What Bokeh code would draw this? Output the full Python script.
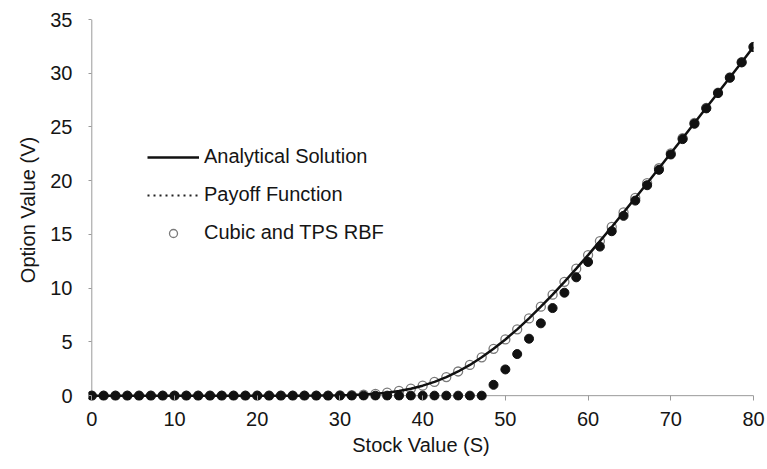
from bokeh.plotting import figure
from bokeh.models import (Range1d, Legend, LegendItem, FixedTicker, ColumnDataSource, Span)
from bokeh.embed import file_html
from bokeh.resources import INLINE

# Stock value grid
stock = [0, 1.43, 2.86, 4.29, 5.71, 7.14, 8.57, 10, 11.43, 12.86, 14.29, 15.71,
         17.14, 18.57, 20, 21.43, 22.86, 24.29, 25.71, 27.14, 28.57, 30, 31.43,
         32.86, 34.29, 35.71, 37.14, 38.57, 40, 41.43, 42.86, 44.29, 45.71, 47.14,
         48.57, 50, 51.43, 52.86, 54.29, 55.71, 57.14, 58.57, 60, 61.43, 62.86,
         64.29, 65.71, 67.14, 68.57, 70, 71.43, 72.86, 74.29, 75.71, 77.14, 78.57, 80]

# Analytical solution (solid line)
analytical = [0, 0, 0, 0, 0, 0, 0, 0, 0, 0, 0, 0,
              0, 0, 0, 0, 0, 0, 0.001, 0.005, 0.012, 0.027, 0.054,
              0.099, 0.172, 0.281, 0.435, 0.649, 0.93, 1.28, 1.73, 2.25, 2.86, 3.57,
              4.36, 5.23, 6.17, 7.19, 8.28, 9.40, 10.59, 11.82, 13.08, 14.38, 15.70,
              17.05, 18.40, 19.77, 21.16, 22.55, 23.95, 25.37, 26.78, 28.19, 29.61, 31.03, 32.46]

# Payoff function (dots)
payoff = [0, 0, 0, 0, 0, 0, 0, 0, 0, 0, 0, 0,
          0, 0, 0, 0, 0, 0, 0, 0, 0, 0, 0,
          0, 0, 0, 0, 0, 0, 0, 0, 0, 0, 0,
          1.01, 2.44, 3.87, 5.30, 6.73, 8.15, 9.58, 11.01, 12.44, 13.87, 15.30,
          16.73, 18.15, 19.58, 21.01, 22.44, 23.87, 25.30, 26.73, 28.15, 29.58, 31.01, 32.44]

# Cubic and TPS RBF (open circles)
rbf = [0, 0, 0, 0, 0, 0, 0, 0, 0, 0, 0, 0,
       0, 0, 0, 0, 0, 0, 0.001, 0.005, 0.012, 0.027, 0.054,
       0.10, 0.17, 0.28, 0.44, 0.65, 0.93, 1.28, 1.73, 2.25, 2.86, 3.57,
       4.36, 5.23, 6.17, 7.19, 8.28, 9.40, 10.59, 11.82, 13.08, 14.38, 15.70,
       17.05, 18.40, 19.77, 21.16, 22.55, 23.95, 25.37, 26.78, 28.19, 29.61, 31.03, 32.46]

x_ticks = [0, 10, 20, 30, 40, 50, 60, 70, 80]
y_ticks = [0, 5, 10, 15, 20, 25, 30, 35]

FONT = "Liberation Sans"
AXIS_GREY = "#9a9a9a"

p = figure(width=767, height=469, output_backend="svg", toolbar_location=None,
           x_range=Range1d(-0.4, 80), y_range=Range1d(-0.45, 35),
           min_border_left=88, min_border_right=14, min_border_top=19,
           min_border_bottom=69)
p.background_fill_color = "white"
p.border_fill_color = "white"
p.outline_line_color = None
p.xgrid.visible = False
p.ygrid.visible = False

# axis lines at the data zero
p.add_layout(Span(location=0, dimension="width", line_color=AXIS_GREY,
                  line_width=1, level="underlay"))
p.add_layout(Span(location=0, dimension="height", line_color=AXIS_GREY,
                  line_width=1, level="underlay"))

src = ColumnDataSource(dict(s=stock, a=analytical, p=payoff, r=rbf))

r_rbf = p.scatter("s", "r", source=src, marker="circle", size=9,
                  fill_color=None, line_color="#7a7a7a", line_width=1.3)
r_line = p.line("s", "a", source=src, line_color="#111111", line_width=2.5)
r_dots = p.scatter("s", "p", source=src, marker="circle", size=9,
                   fill_color="#111111", line_color="#111111")
# legend-only dotted line for the payoff function (draws nothing in the plot)
nan = float("nan")
r_dummy = p.line(x=[nan], y=[nan], line_color="#222222", line_width=2.2,
                 line_dash="2 4")

for ax, ticks in ((p.xaxis, x_ticks), (p.yaxis, y_ticks)):
    ax.ticker = FixedTicker(ticks=ticks)
    ax.minor_tick_line_color = None
    ax.axis_line_color = None
    ax.major_tick_line_color = AXIS_GREY
    ax.major_tick_out = 0
    ax.major_label_text_font = FONT
    ax.major_label_text_font_size = "20px"
    ax.major_label_text_color = "#151515"
    ax.axis_label_text_font = FONT
    ax.axis_label_text_font_size = "20px"
    ax.axis_label_text_font_style = "normal"
    ax.axis_label_text_color = "#151515"

p.xaxis.major_tick_in = 5
p.yaxis.major_tick_in = 3
p.xaxis.axis_label = "Stock Value (S)"
p.yaxis.axis_label = "Option Value (V)"
p.xaxis.major_label_standoff = 11
p.yaxis.major_label_standoff = 16
p.xaxis.axis_label_standoff = 5
p.yaxis.axis_label_standoff = 8

legend = Legend(items=[
    LegendItem(label="Analytical Solution", renderers=[r_line]),
    LegendItem(label="Payoff Function", renderers=[r_dummy]),
    LegendItem(label="Cubic and TPS RBF", renderers=[r_rbf]),
], location=(59, 156))
legend.padding = 0
legend.margin = 0
legend.spacing = 15
legend.label_height = 20
legend.glyph_height = 20
legend.glyph_width = 52
legend.label_standoff = 5
legend.border_line_color = None
legend.background_fill_alpha = 0
legend.label_text_font = FONT
legend.label_text_font_size = "20px"
legend.label_text_color = "#151515"
p.add_layout(legend, "center")

open("out.html", "w").write(file_html(p, INLINE))
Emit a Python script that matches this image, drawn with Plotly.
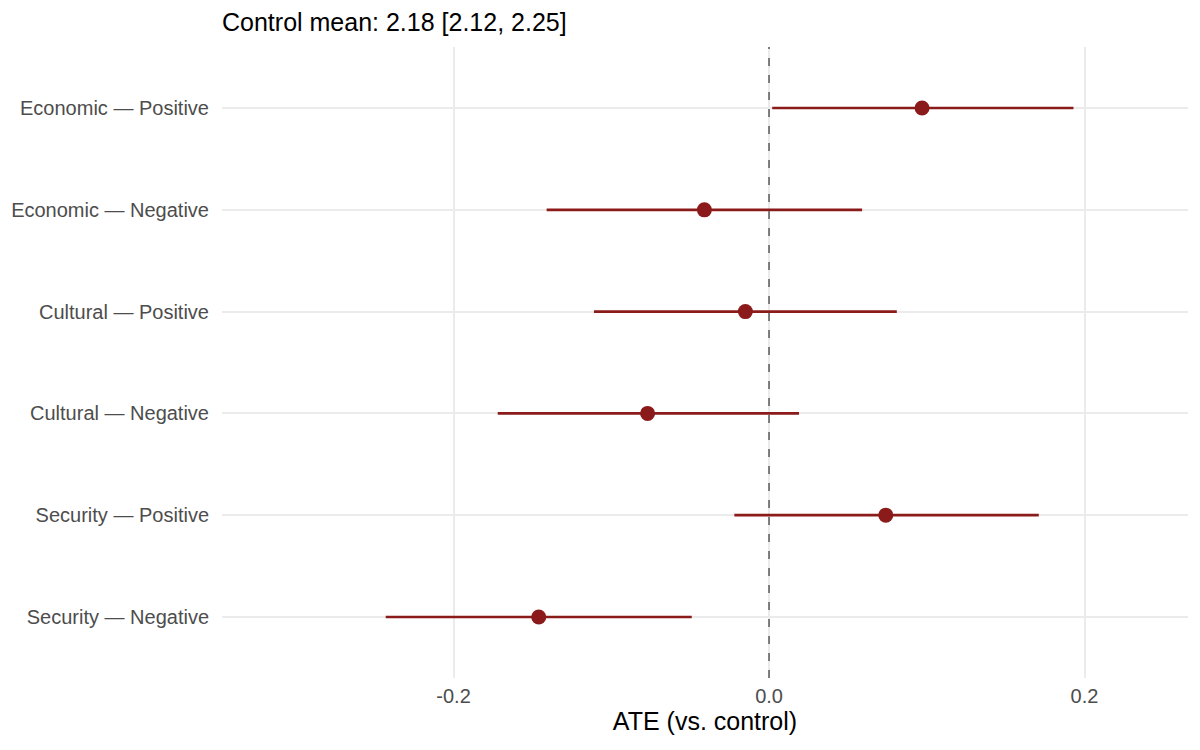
import plotly.graph_objects as go

categories = ["Economic — Positive", "Economic — Negative", "Cultural — Positive",
              "Cultural — Negative", "Security — Positive", "Security — Negative"]
ate = [0.097, -0.041, -0.015, -0.077, 0.074, -0.146]
ci_low = [0.002, -0.141, -0.111, -0.172, -0.022, -0.243]
ci_high = [0.193, 0.059, 0.081, 0.019, 0.171, -0.049]
x_ticks = [-0.2, 0.0, 0.2]
x_tick_labels = ["-0.2", "0.0", "0.2"]
title_text = "Control mean: 2.18 [2.12, 2.25]"

col = "#8b1a1a"
fig = go.Figure()
fig.add_trace(go.Scatter(
    x=ate, y=categories, mode="markers",
    marker=dict(color=col, size=15, line=dict(width=0)),
    error_x=dict(type="data", symmetric=False,
                 array=[h - a for h, a in zip(ci_high, ate)],
                 arrayminus=[a - l for a, l in zip(ate, ci_low)],
                 color=col, thickness=2.6, width=0),
    showlegend=False, hoverinfo="skip",
))
fig.add_vline(x=0, line=dict(color="#777777", width=1.9, dash="8px,9px"), layer="above")

fig.update_layout(
    width=1200, height=750,
    paper_bgcolor="white", plot_bgcolor="white",
    margin=dict(l=214, r=20, t=39, b=80),
    font=dict(family="Liberation Sans, Arial, sans-serif"),
    title=dict(text=title_text, x=214/1200, xanchor="left", xref="container",
               y=1-14/750, yanchor="middle", yref="container",
               font=dict(size=25, color="black")),
    xaxis=dict(range=[-0.3468, 0.2656], tickvals=x_ticks, ticktext=x_tick_labels,
               showgrid=True, gridcolor="#ebebeb", gridwidth=1.6, zeroline=False,
               showline=False, ticks="", ticklabelstandoff=4, automargin=False,
               tickfont=dict(size=20, color="#4d4d4d"),
               title=dict(text="ATE (vs. control)", font=dict(size=25, color="black"), standoff=5)),
    yaxis=dict(type="category", categoryorder="array", categoryarray=categories,
               range=[5.6, -0.6], showgrid=True, gridcolor="#ebebeb", gridwidth=1.6,
               zeroline=False, showline=False, ticks="", ticklen=0, ticklabelstandoff=12,
               automargin=False, tickfont=dict(size=20, color="#4d4d4d")),
)
fig.write_html("out.html")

....

• WHAT IS ASKED
Go from the first line of the listing to the line holding "y_ticks = [0, 5, 10, 15, 20, 25, 30, 35]" and, please, transcribe those lines exactly, both included, with no pictures.

• WRITTEN SOLUTION
What Bokeh code would draw this? Output the full Python script.
from bokeh.plotting import figure
from bokeh.models import (Range1d, Legend, LegendItem, FixedTicker, ColumnDataSource, Span)
from bokeh.embed import file_html
from bokeh.resources import INLINE

# Stock value grid
stock = [0, 1.43, 2.86, 4.29, 5.71, 7.14, 8.57, 10, 11.43, 12.86, 14.29, 15.71,
         17.14, 18.57, 20, 21.43, 22.86, 24.29, 25.71, 27.14, 28.57, 30, 31.43,
         32.86, 34.29, 35.71, 37.14, 38.57, 40, 41.43, 42.86, 44.29, 45.71, 47.14,
         48.57, 50, 51.43, 52.86, 54.29, 55.71, 57.14, 58.57, 60, 61.43, 62.86,
         64.29, 65.71, 67.14, 68.57, 70, 71.43, 72.86, 74.29, 75.71, 77.14, 78.57, 80]

# Analytical solution (solid line)
analytical = [0, 0, 0, 0, 0, 0, 0, 0, 0, 0, 0, 0,
              0, 0, 0, 0, 0, 0, 0.001, 0.005, 0.012, 0.027, 0.054,
              0.099, 0.172, 0.281, 0.435, 0.649, 0.93, 1.28, 1.73, 2.25, 2.86, 3.57,
              4.36, 5.23, 6.17, 7.19, 8.28, 9.40, 10.59, 11.82, 13.08, 14.38, 15.70,
              17.05, 18.40, 19.77, 21.16, 22.55, 23.95, 25.37, 26.78, 28.19, 29.61, 31.03, 32.46]

# Payoff function (dots)
payoff = [0, 0, 0, 0, 0, 0, 0, 0, 0, 0, 0, 0,
          0, 0, 0, 0, 0, 0, 0, 0, 0, 0, 0,
          0, 0, 0, 0, 0, 0, 0, 0, 0, 0, 0,
          1.01, 2.44, 3.87, 5.30, 6.73, 8.15, 9.58, 11.01, 12.44, 13.87, 15.30,
          16.73, 18.15, 19.58, 21.01, 22.44, 23.87, 25.30, 26.73, 28.15, 29.58, 31.01, 32.44]

# Cubic and TPS RBF (open circles)
rbf = [0, 0, 0, 0, 0, 0, 0, 0, 0, 0, 0, 0,
       0, 0, 0, 0, 0, 0, 0.001, 0.005, 0.012, 0.027, 0.054,
       0.10, 0.17, 0.28, 0.44, 0.65, 0.93, 1.28, 1.73, 2.25, 2.86, 3.57,
       4.36, 5.23, 6.17, 7.19, 8.28, 9.40, 10.59, 11.82, 13.08, 14.38, 15.70,
       17.05, 18.40, 19.77, 21.16, 22.55, 23.95, 25.37, 26.78, 28.19, 29.61, 31.03, 32.46]

x_ticks = [0, 10, 20, 30, 40, 50, 60, 70, 80]
y_ticks = [0, 5, 10, 15, 20, 25, 30, 35]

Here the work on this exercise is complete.